THE SPIKE JONES OF ROCK…Frank Zappa & The Mothers of Invention: Whiskey A Go Go, 1968

As Spike Jones was to jazz in the 1940s, Frank Zappa was to rock and roll. Always leading the best of musicians, he mixed nostalgia with mischief and clever music in a way that attracted as wide and disparate a group of fans as was his music. This album, which was supposed to be released at the time, but for some reason wasn’t, catches the band at the famed Whiskey A Go Go in 1968, right around Lumpy Gravy, We’re Only In It For The Money and Cruising with Ruben & The Jets. The band , with Zappa on guitar, included Ray Collins/voc-perc, Ian Underwood/as, Bunk Gardner/ts-fl, Don  Preston/key, Roy Estrada/v-voc, Art Tripp-Jimmy Carl Black/dr along with cameo appearances by the GTOs and Kim Fowley. Talk about a packed stage!

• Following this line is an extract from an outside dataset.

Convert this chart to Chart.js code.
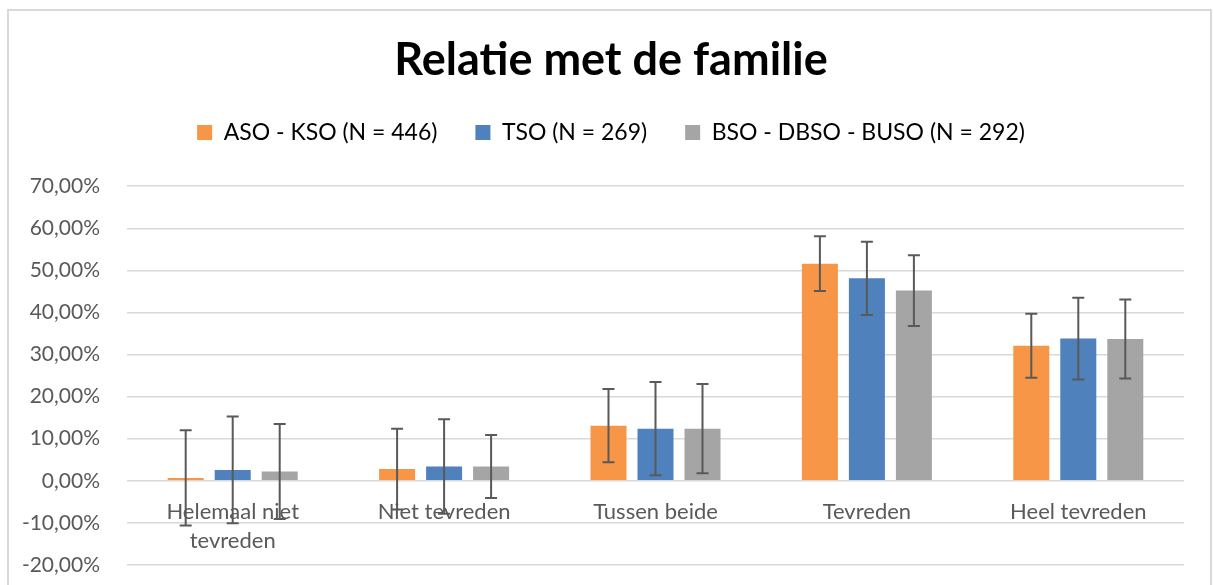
<!DOCTYPE html>
<html>
<head>
<meta charset="utf-8">
<script src="https://cdn.jsdelivr.net/npm/chart.js@4"></script>
<style>
  html, body { margin: 0; padding: 0; background: #fff; }
  #wrap { position: relative; width: 1213px; height: 585px; overflow: hidden; }
  #frame { position: absolute; left: 7px; top: 9px; width: 1205px; height: 600px; border: 2px solid #d9d9d9; box-sizing: border-box; }
  #box { position: absolute; left: 0; top: 0; width: 1213px; height: 585px; }
</style>
</head>
<body>
<div id="wrap">
  <div id="frame"></div>
  <div id="box"><canvas id="familyChart"></canvas></div>
</div>
<script>
// Categories and values (percent)
const categories = [['Helemaal niet', 'tevreden'], 'Niet tevreden', 'Tussen beide', 'Tevreden', 'Heel tevreden'];
const seriesNames = ['ASO - KSO (N = 446)', 'TSO (N = 269)', 'BSO - DBSO - BUSO (N = 292)'];

const asoValues = [0.7, 2.8, 13.1, 51.6, 32.1];
const asoErrors = [11.3, 9.6, 8.7, 6.5, 7.6];
const tsoValues = [2.6, 3.4, 12.4, 48.1, 33.8];
const tsoErrors = [12.7, 11.2, 11.1, 8.7, 9.7];
const bsoValues = [2.2, 3.4, 12.4, 45.2, 33.7];
const bsoErrors = [11.3, 7.5, 10.6, 8.4, 9.4];

const yTicks = { min: -20, max: 70, step: 10 };

const FONT = 'Lato, "Liberation Sans", sans-serif';

// Draws symmetric error bars on top of each bar
const errorBarPlugin = {
    id: 'errorBars',
    afterDatasetsDraw(chart) {
        const ctx = chart.ctx;
        const yScale = chart.scales.y;
        ctx.save();
        ctx.strokeStyle = '#595959';
        ctx.lineWidth = 2;
        chart.data.datasets.forEach((ds, i) => {
            const meta = chart.getDatasetMeta(i);
            meta.data.forEach((bar, j) => {
                const v = ds.data[j];
                const e = ds.errors[j];
                const top = yScale.getPixelForValue(v + e);
                const bottom = yScale.getPixelForValue(v - e);
                const x = bar.x;
                ctx.beginPath();
                ctx.moveTo(x, top);
                ctx.lineTo(x, bottom);
                ctx.moveTo(x - 6, top);
                ctx.lineTo(x + 6, top);
                ctx.moveTo(x - 6, bottom);
                ctx.lineTo(x + 6, bottom);
                ctx.stroke();
            });
        });
        ctx.restore();
    }
};

const ctx = document.getElementById('familyChart').getContext('2d');
new Chart(ctx, {
    type: 'bar',
    data: {
        labels: categories,
        datasets: [
            { label: seriesNames[0], data: asoValues, errors: asoErrors, backgroundColor: '#f79646' },
            { label: seriesNames[1], data: tsoValues, errors: tsoErrors, backgroundColor: '#4f81bd' },
            { label: seriesNames[2], data: bsoValues, errors: bsoErrors, backgroundColor: '#a5a5a5' }
        ]
    },
    options: {
        responsive: true,
        maintainAspectRatio: false,
        animation: false,
        // negative right padding + empty right axis: centres title/legend a bit right, like the original
        layout: { padding: { left: 0, right: -9, top: 0, bottom: 20 } },
        datasets: {
            bar: { categoryPercentage: 0.667, barPercentage: 0.766 }
        },
        scales: {
            x: {
                // category labels sit just under the 0% line, like Excel
                position: { y: 0 },
                afterFit: function(scale) { scale.height = 0; },
                grid: { display: false },
                border: { display: false },
                ticks: {
                    color: '#595959',
                    font: { family: FONT, size: 22, lineHeight: 1.3 },
                    padding: 9,
                    maxRotation: 0,
                    autoSkip: false
                }
            },
            y: {
                min: yTicks.min,
                max: yTicks.max,
                afterFit: function(scale) {
                    scale.width = 127;
                    scale.paddingTop = 0;
                    scale.paddingBottom = 0;
                },
                grid: { color: '#d9d9d9', lineWidth: 1.5, drawTicks: false },
                border: { display: false },
                ticks: {
                    stepSize: yTicks.step,
                    color: '#595959',
                    padding: 27,
                    font: { family: FONT, size: 21 },
                    callback: function(value) {
                        return value.toFixed(2).replace('.', ',') + '%';
                    }
                }
            },
            yRight: {
                type: 'linear',
                position: 'right',
                afterFit: function(scale) {
                    scale.width = 38;
                    scale.paddingTop = 0;
                    scale.paddingBottom = 0;
                },
                grid: { display: false },
                border: { display: false },
                ticks: { display: false }
            }
        },
        plugins: {
            title: {
                display: true,
                text: 'Relatie met de familie',
                color: '#000',
                font: { family: FONT, size: 45, weight: 'bold', lineHeight: 1.0 },
                padding: { top: 38, bottom: 0 }
            },
            legend: {
                position: 'top',
                labels: {
                    color: '#000',
                    boxWidth: 15,
                    boxHeight: 15,
                    padding: 38,
                    font: { family: FONT, size: 23 }
                }
            },
            // empty spacer between legend and plot area
            subtitle: {
                display: true,
                text: '',
                weight: 500,
                font: { size: 1 },
                padding: { top: 0, bottom: 31 }
            },
            tooltip: { enabled: false }
        }
    },
    plugins: [errorBarPlugin]
});
</script>
</body>
</html>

The three disc set runs the gamut, from doo wop tunes such as “Memories of El Monte”, “Oh, In Th Sky” and Valerie” to wild jams like the funky ‘Brown Shoes Don’t Make It”, “The Whip” and two episodes of “Whiskey Improv”. There are some adventurous fusions of jazz and rock with searing guitars and keyboards as on the eerie “Meow” and ”Presentation of Wings” and an acid rock out with drums on “Whisky Chouflee” and “Octandre”. The always fascinating part of Zappa, as with Jones, is you never know when he’s tongue in cheek, sincere, or sinister. Echoes of an era when creativity was taken for granted.